For Jake Odorizzi, Rays pitcher, husband, father, the decision to step up to fight domestic violence was so easy.

Sometimes it’s seemed, rather obviously, that there’s a code players follow about such things. Players will donate their time, money and voices to other causes in need of resources and attention. MLB has championed many causes that are woven into the fabric of the baseball experience, particularly research and funding to fight ALS (Lou Gehrig’s Disease). That work has been admirable and helped improve many lives. But when it comes to relationship violence, well, we’re getting into a tricky area, aren’t we?

Many in baseball have been accused of domestic violence and sexual assault, and prior to this season the policy for punishing players for those actions was weak or absent. Players weren’t going to criticize teammates. The silence through the years has been stunning and shameful.

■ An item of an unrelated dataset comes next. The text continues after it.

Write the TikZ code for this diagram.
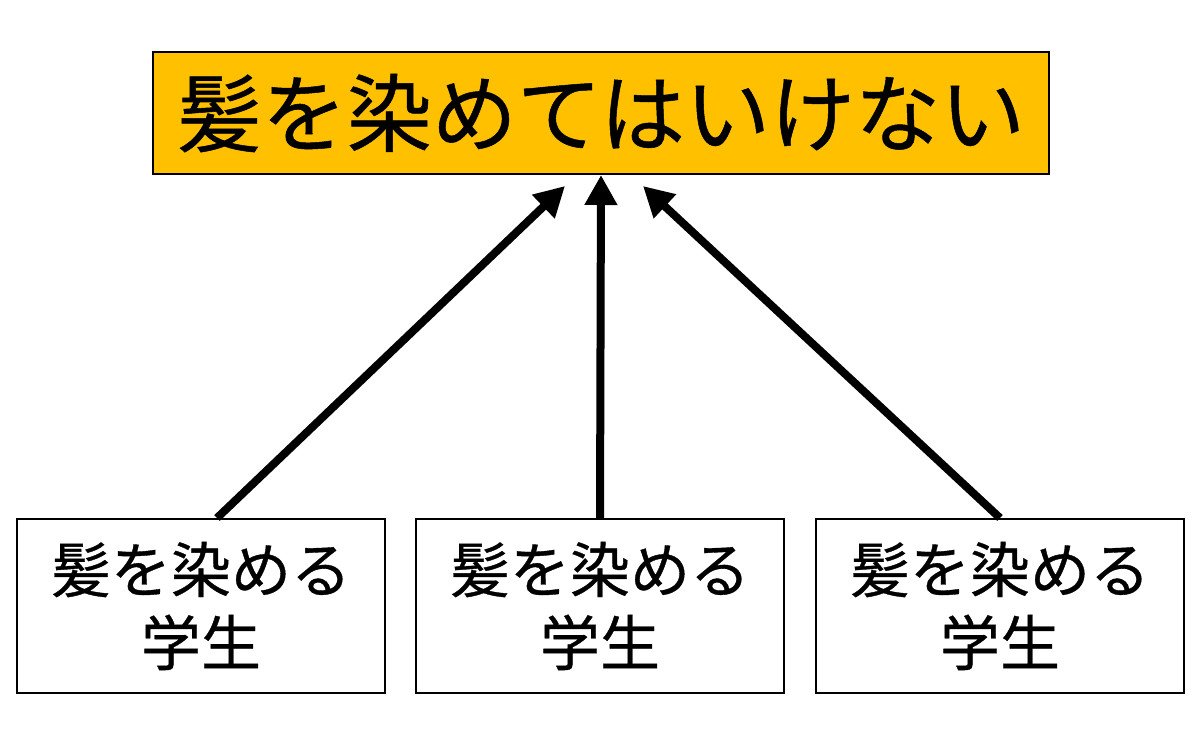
\documentclass[tikz,border=0pt]{standalone}
\usepackage{fontspec}
\newfontfamily\jpfont[FakeBold=0.6]{Noto Sans CJK JP}
\usetikzlibrary{arrows.meta}
\definecolor{ruleorange}{HTML}{FFC000}

\tikzstyle{claim}=[draw, line width=1pt, fill=ruleorange, inner sep=0pt, minimum width=448pt, minimum height=61pt, font=\jpfont\fontsize{42.5}{50}\selectfont]
\tikzstyle{student}=[draw, line width=1pt, fill=white, inner sep=0pt, minimum width=184pt, minimum height=87pt, align=center, font=\jpfont\fontsize{30}{36.5}\selectfont]
\tikzstyle{support}=[line width=4pt, -{Triangle[length=15pt, width=15.5pt]}]

\begin{document}
\begin{tikzpicture}[x=0.5pt,y=-0.5pt]
            \useasboundingbox (0,0) rectangle (1200,745);
            \node[claim] at (601,113) (R) {髪を染めてはいけない};
            \node[student] at (201,606) (S1) {髪を染める\\学生};
            \node[student] at (600,606) (S2) {髪を染める\\学生};
            \node[student] at (1000,606) (S3) {髪を染める\\学生};
            \coordinate (T1) at (565,186);
            \coordinate (T2) at (601,175);
            \coordinate (T3) at (643,186);
            \draw[support] ([xshift=8pt]S1.north) -- (T1);
            \draw[support] (S2.north) -- (T2);
            \draw[support] (S3.north) -- (T3);
        \end{tikzpicture}
\end{document}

But when Odorizzi was presented with an opportunity two years ago, there was no code of silence he felt the need to adhere to.

He was motivated by the relationships that ground him, and he put into action the idea that fighting domestic violence isn’t just a women’s issue. It’s a human rights issue and it’s an issue for a family man. For him, it’s just as important for men to stand up for women who are suffering or who have suffered. And when he was approached to take the REAL (Relationship Equality & Anti-violence League) Promise at the University of South Florida, at the Walk a Mile in Her Shoes event, he was quickly on board.

“[The Promise] is typically designed toward men. Long story short, do the right thing,” Odorizzi said before a game last week. “Treat everyone with respect, and at no point should you raise a hand to a woman. It’s more in depth than 'be polite.' For many, even that’s hard to do. I don’t understand bringing yourself to hurting your wife or girlfriend or child’s mother. I believe everything I said.”